Judge Hernandez issued his ruling granting Bankston’s Motion for Summary Judgment more than 60 days after the election. In doing so, Hernandez went from openly questioning if any issue of material fact existed on Aug. 4, 2014, to permitting defendants to continue toward a trial, in effect saying plaintiffs had no basis for proceeding with trial!

Hernandez said in his ruling, “The agenda did not include the subject of per diem payments,” and he therefore ruled that the board would be required to add the line item of per diem payments to the agenda to permit discussion! So, using Hernandez’s “logic,” a board guilty of making illegal payments must vote to add a line item entailing the illegal payments in order for the public to address them! Don’t hold your breath waiting for that to occur. Hernandez’s ruling not only makes a mockery of LA R. S. 42:14(D), but his ruling makes the court culpable in attempts to keep illegal payments by board members. Moreover, the court is made to appear even more culpable than those seeking to keep the illegal payments. His ruling sends a horrible message to members of the public seeking to hold public bodies accountable.

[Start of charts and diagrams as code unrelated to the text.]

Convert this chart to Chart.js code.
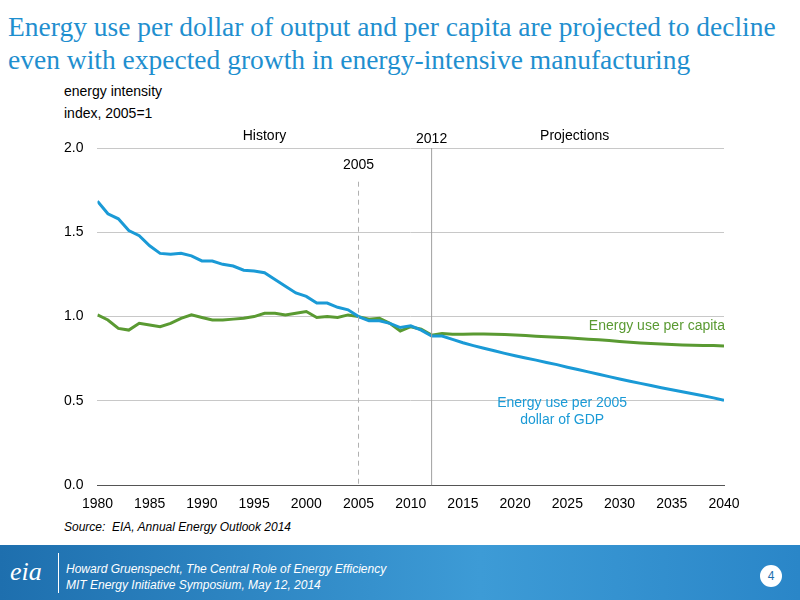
<!DOCTYPE html>
<html>
<head>
<meta charset="utf-8">
<script src="https://cdn.jsdelivr.net/npm/chart.js@4"></script>
<style>
  body { margin: 0; width: 800px; height: 600px; background: #fff; position: relative; overflow: hidden; font-family: "Liberation Sans", Arial, sans-serif; }
  #title { position: absolute; left: 8px; top: 10px; font-family: "Liberation Serif", "Times New Roman", serif; font-size: 27.5px; line-height: 33px; color: #1f8fcf; }
  #ylab { position: absolute; left: 64px; top: 80px; font-size: 14px; line-height: 22px; color: #000; }
  #wrap { position: absolute; left: 0; top: 120px; width: 800px; height: 396px; }
  #source { position: absolute; left: 64px; top: 520px; font-size: 12px; font-style: italic; color: #000; }
  #footer { position: absolute; left: 0; top: 545px; width: 800px; height: 55px; background: linear-gradient(to right, #1e6fae, #3d9bd6 60%, #2a86c8); }
  #footer .logo { position: absolute; left: 10px; top: 12px; color: #fff; font-family: "Liberation Serif", serif; font-size: 26px; font-style: italic; }
  #footer .sep { position: absolute; left: 58px; top: 8px; width: 1px; height: 40px; background: #fff; }
  #footer .txt { position: absolute; left: 66px; top: 16px; color: #fff; font-size: 12px; font-style: italic; line-height: 16px; }
  #footer .pg { position: absolute; left: 760px; top: 20px; width: 22px; height: 22px; border-radius: 11px; background: #fff; color: #1e6fae; font-size: 12px; text-align: center; line-height: 22px; }
</style>
</head>
<body>
<div id="title">Energy use per dollar of output and per capita are projected to decline<br>even with expected growth in energy-intensive manufacturing</div>
<div id="ylab">energy intensity<br>index, 2005=1</div>
<div id="wrap"><canvas id="c" width="800" height="396"></canvas></div>
<div id="source">Source:&nbsp; EIA, Annual Energy Outlook 2014</div>
<div id="footer">
  <div class="logo">eia</div>
  <div class="sep"></div>
  <div class="txt">Howard Gruenspecht, The Central Role of Energy Efficiency<br>MIT Energy Initiative Symposium, May 12, 2014</div>
  <div class="pg">4</div>
</div>
<script>
// Data
const years = [];
for (let y = 1980; y <= 2040; y++) years.push(y);

const perGdp = [
  1.685, 1.61, 1.58, 1.51, 1.48, 1.42, 1.375, 1.37, 1.375, 1.36,
  1.33, 1.33, 1.31, 1.30, 1.275, 1.27, 1.26, 1.22, 1.18, 1.14,
  1.12, 1.08, 1.08, 1.055, 1.04, 1.0, 0.975, 0.975, 0.96, 0.935,
  0.945, 0.92, 0.885, 0.885, 0.865, 0.845, 0.828, 0.812, 0.797, 0.782,
  0.768, 0.755, 0.742, 0.728, 0.715, 0.70, 0.686, 0.672, 0.658, 0.644,
  0.63, 0.617, 0.604, 0.591, 0.578, 0.566, 0.554, 0.542, 0.530, 0.518,
  0.503
];
const perCapita = [
  1.01, 0.98, 0.93, 0.92, 0.96, 0.95, 0.94, 0.96, 0.99, 1.01,
  0.995, 0.98, 0.98, 0.985, 0.99, 1.0, 1.02, 1.02, 1.01, 1.02,
  1.03, 0.995, 1.0, 0.995, 1.01, 1.0, 0.985, 0.99, 0.96, 0.915,
  0.94, 0.925, 0.89, 0.9, 0.895, 0.895, 0.897, 0.897, 0.896, 0.894,
  0.891, 0.888, 0.884, 0.881, 0.878, 0.874, 0.870, 0.866, 0.862, 0.858,
  0.853, 0.848, 0.844, 0.840, 0.837, 0.834, 0.832, 0.830, 0.829, 0.828,
  0.826
];
const yTicks = [0, 0.5, 1.0, 1.5, 2.0];

const blue = '#1a9ad6';
const green = '#5a9a32';

// Reference lines and text labels, placed in data coordinates
const annotations = {
  id: 'annotations',
  afterDatasetsDraw(chart) {
    const { ctx, scales: { x, y } } = chart;
    ctx.save();
    // 2005 dashed line
    ctx.strokeStyle = '#b0b0b0';
    ctx.lineWidth = 1;
    ctx.setLineDash([5, 4]);
    ctx.beginPath();
    ctx.moveTo(x.getPixelForValue(2005), y.getPixelForValue(1.8));
    ctx.lineTo(x.getPixelForValue(2005), y.getPixelForValue(0));
    ctx.stroke();
    // 2012 solid line
    ctx.setLineDash([]);
    ctx.strokeStyle = '#a0a0a0';
    ctx.beginPath();
    ctx.moveTo(x.getPixelForValue(2012), y.getPixelForValue(2.0));
    ctx.lineTo(x.getPixelForValue(2012), y.getPixelForValue(0));
    ctx.stroke();

    ctx.font = '14px "Liberation Sans", Arial, sans-serif';
    ctx.textAlign = 'center';
    ctx.textBaseline = 'middle';
    ctx.fillStyle = '#000';
    ctx.fillText('History', x.getPixelForValue(1996), y.getPixelForValue(2.07));
    ctx.fillText('Projections', x.getPixelForValue(2025.7), y.getPixelForValue(2.07));
    ctx.fillText('2012', x.getPixelForValue(2012), y.getPixelForValue(2.05));
    ctx.fillText('2005', x.getPixelForValue(2005), y.getPixelForValue(1.9));
    ctx.fillStyle = green;
    ctx.textAlign = 'right';
    ctx.fillText('Energy use per capita', x.getPixelForValue(2040.1), y.getPixelForValue(0.945));
    ctx.fillStyle = blue;
    ctx.textAlign = 'center';
    ctx.fillText('Energy use per 2005', x.getPixelForValue(2024.5), y.getPixelForValue(0.485));
    ctx.fillText('dollar of GDP', x.getPixelForValue(2024.5), y.getPixelForValue(0.385));
    ctx.restore();
  }
};

new Chart(document.getElementById('c'), {
  type: 'line',
  data: {
    labels: years,
    datasets: [
      { label: 'Energy use per 2005 dollar of GDP', data: years.map((yr, i) => ({ x: yr, y: perGdp[i] })),
        borderColor: blue, borderWidth: 3, pointRadius: 0, tension: 0 },
      { label: 'Energy use per capita', data: years.map((yr, i) => ({ x: yr, y: perCapita[i] })),
        borderColor: green, borderWidth: 3, pointRadius: 0, tension: 0 }
    ]
  },
  options: {
    responsive: false,
    animation: false,
    layout: { padding: { left: 50, right: 76, top: 28, bottom: 0 } },
    plugins: { legend: { display: false }, tooltip: { enabled: false } },
    scales: {
      x: {
        type: 'linear', min: 1980, max: 2040,
        ticks: { stepSize: 5, color: '#000', font: { size: 14, family: '"Liberation Sans", Arial' }, maxRotation: 0,
          callback: v => String(v) },
        grid: { display: false, drawTicks: true },
        border: { color: '#555', width: 1 }
      },
      y: {
        min: 0, max: 2.0,
        afterBuildTicks: axis => { axis.ticks = yTicks.map(v => ({ value: v })); },
        ticks: { color: '#000', padding: 14, font: { size: 14, family: '"Liberation Sans", Arial' },
          callback: v => v.toFixed(1) },
        grid: { color: '#c8c8c8', drawTicks: false },
        border: { display: false }
      }
    }
  },
  plugins: [annotations]
});
</script>
</body>
</html>
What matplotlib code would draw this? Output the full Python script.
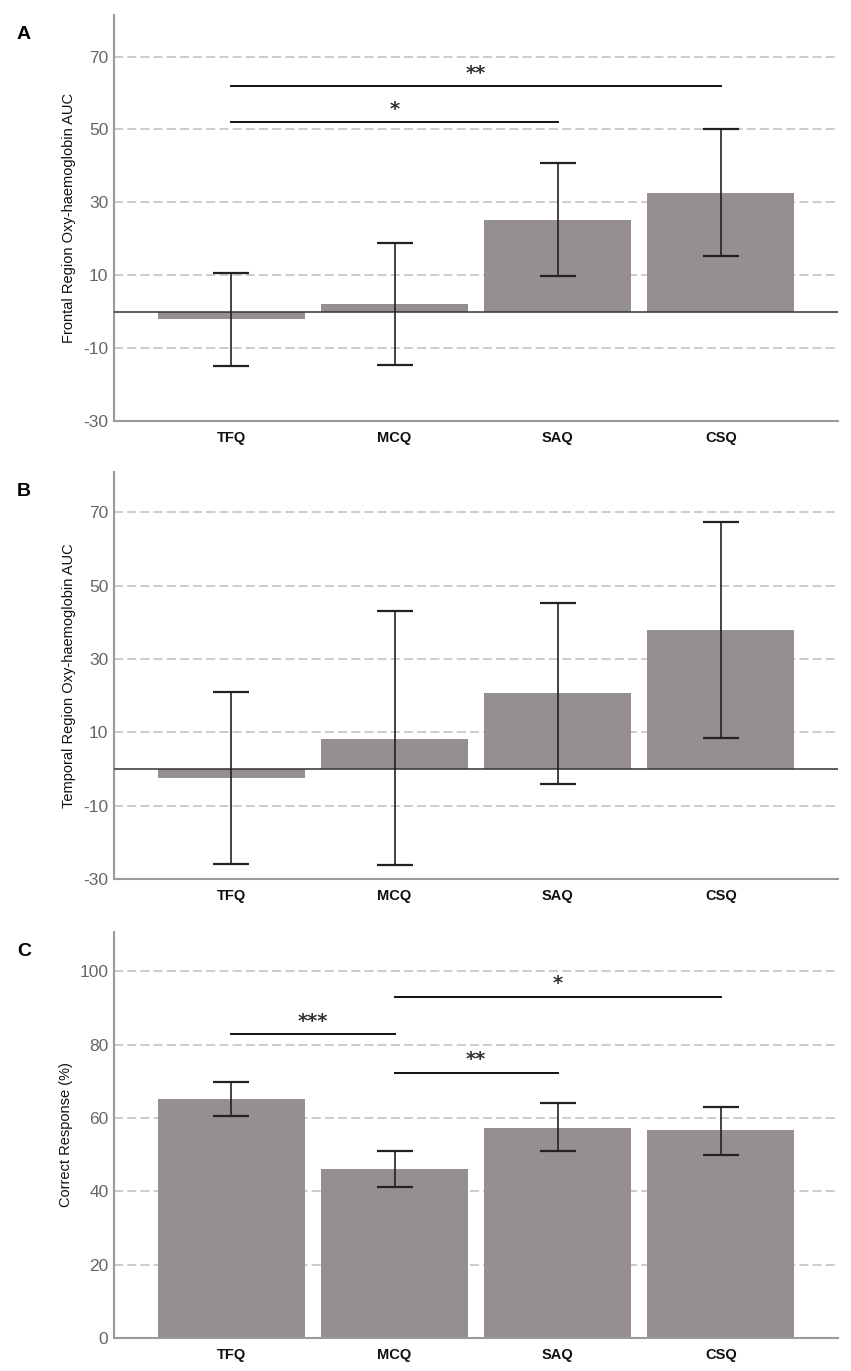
import matplotlib
matplotlib.use('Agg')
import matplotlib.pyplot as plt
import numpy as np

plt.rcParams['axes.unicode_minus'] = False
plt.rcParams['font.family'] = ['Liberation Sans', 'DejaVu Sans']

# data
groups = ['TFQ', 'MCQ', 'SAQ', 'CSQ']

frontal_mean = [-2.0, 2.1, 25.2, 32.6]
frontal_hi = [10.6, 18.9, 40.9, 50.0]
frontal_lo = [-14.9, -14.6, 9.7, 15.4]

temporal_mean = [-2.4, 8.3, 20.6, 37.8]
temporal_hi = [21.1, 43.2, 45.4, 67.4]
temporal_lo = [-26.0, -26.3, -4.0, 8.4]

correct_mean = [65.1, 46.0, 57.4, 56.6]
correct_hi = [69.9, 51.1, 64.1, 63.1]
correct_lo = [60.5, 41.1, 50.9, 50.0]

# significance brackets: (start group, end group, y level, stars)
frontal_sig = [(0, 3, 61.8, '**'), (0, 2, 52.0, '*')]
correct_sig = [(0, 1, 82.8, '***'), (1, 2, 72.3, '**'), (1, 3, 93.0, '*')]

BAR = '#958f8f'
AXC = '#9a9a9a'


def draw_panel(ax, means, hi, lo, ylabel, ticks, ylim, letter, sig=()):
    x = np.arange(len(groups))
    ax.bar(x, means, width=0.9, color=BAR, zorder=2)
    means = np.array(means)
    err = [means - np.array(lo), np.array(hi) - means]
    ax.errorbar(x, means, yerr=err, fmt='none', ecolor='#222222',
                elinewidth=1.2, capsize=13, capthick=1.6, zorder=4)
    for t in ticks[1:]:
        ax.axhline(t, color='#c8c8c8', lw=1.3, ls=(0, (5, 2.3)), zorder=1)
    if ylim[0] < 0:
        ax.axhline(0, color='#333333', lw=1.1, zorder=3)
    for a, b, y, s in sig:
        ax.plot([a, b], [y, y], color='#111111', lw=1.4, zorder=4)
        ax.text((a + b) / 2, y + (ylim[1] - ylim[0]) * 0.032, s,
                ha='center', va='center', fontsize=14, fontweight='bold',
                color='#333333', family='DejaVu Sans')
    ax.set_xlim(-0.72, 3.72)
    ax.set_ylim(*ylim)
    ax.set_yticks(ticks)
    ax.set_xticks(x)
    ax.set_xticklabels(groups, fontweight='bold', fontsize=10.5,
                       color='#111111')
    for lab in ax.get_yticklabels():
        lab.set_fontsize(12.5)
        lab.set_color('#666666')
    ax.tick_params(axis='y', length=0, pad=4)
    ax.tick_params(axis='x', length=0, pad=7.5)
    for s in ['top', 'right']:
        ax.spines[s].set_visible(False)
    for s in ['left', 'bottom']:
        ax.spines[s].set_color(AXC)
        ax.spines[s].set_linewidth(1.5)
    ax.set_ylabel(ylabel, fontsize=10.5, color='#111111', labelpad=5)
    ax.text(-0.134, 0.952, letter, transform=ax.transAxes, fontsize=14,
            fontweight='bold', ha='left', va='center')


fig = plt.figure(figsize=(8.51, 13.71), dpi=100)
axA = fig.add_axes([0.134, 0.6929, 0.851, 0.2964])
axB = fig.add_axes([0.134, 0.3589, 0.851, 0.2971])
axC = fig.add_axes([0.134, 0.0241, 0.851, 0.2963])

draw_panel(axA, frontal_mean, frontal_hi, frontal_lo,
           'Frontal Region Oxy-haemoglobin AUC', [-30, -10, 10, 30, 50, 70],
           (-30, 81.5), 'A', frontal_sig)
draw_panel(axB, temporal_mean, temporal_hi, temporal_lo,
           'Temporal Region Oxy-haemoglobin AUC', [-30, -10, 10, 30, 50, 70],
           (-30, 81.1), 'B')
draw_panel(axC, correct_mean, correct_hi, correct_lo,
           'Correct Response (%)', [0, 20, 40, 60, 80, 100],
           (0, 110.8), 'C', correct_sig)

fig.savefig('out.png', dpi=100)
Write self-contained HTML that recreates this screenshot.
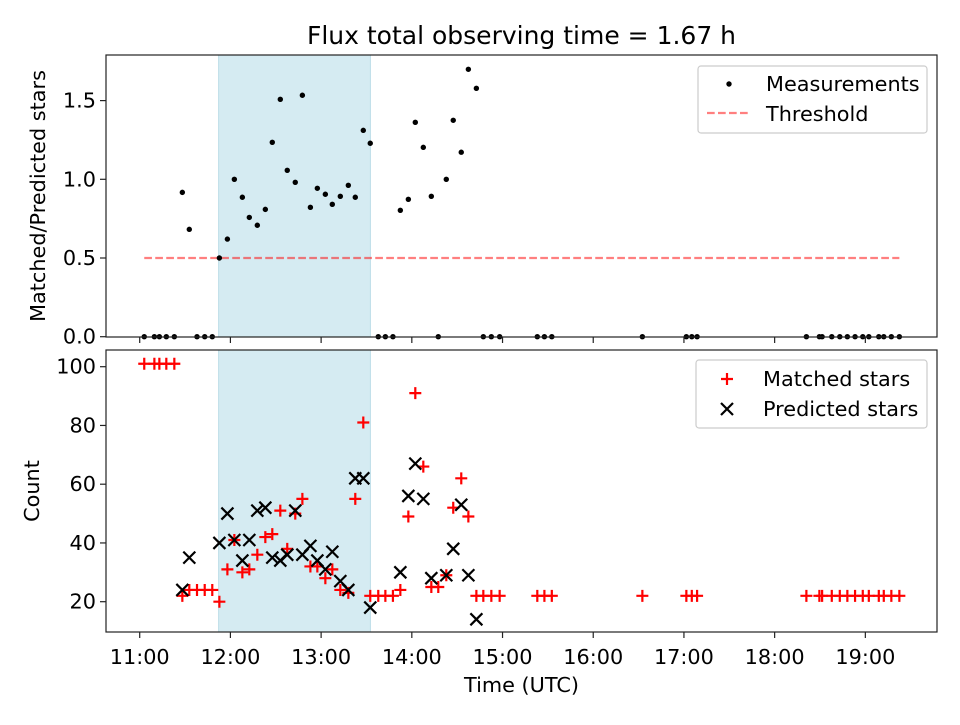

Hernandez went on to say that, even if a violation of the open meetings law transpired on January 8, 2013, it was remedied at the March LALB meeting. The fact that a judge has to say, “even if a violation occurred,” is a point-blank statement that an issue of material fact exists in the case and therefore he was bound by law to deny Bankston’s motion and permit the matter to continue to trial.

We wanted to appeal Hernandez’s ruling as it’s doubtful any three-judge panel of the First Circuit would have upheld his ruling. State agencies, with infinite resources of taxpayer dollars, routinely appeal rulings knowing they stand no chance of being overturned.  LouisianaVoice readers may recall an article on the CNSI trial in which Judge Kelley told the state’s attorneys “there is nothing to appeal because this matter is that clear,” regarding Bruce Greenstein having waived attorney-client privilege. Nevertheless, at a cost approximating $30,000, the state appealed Kelley’s ruling, only for it to be upheld.

My attorney informed me it would cost about $9,000 to appeal Hernandez’s ruling and even if we prevailed, there was no way to recover that $9,000. Hence, we had little choice but to walk away. That’s why Judge Caldwell’s “split the baby” ruling in the Tom Aswell’s public records request lawsuit last week felt like such a victory from my vantage point. A judge finally provided some relief to the “small guy.”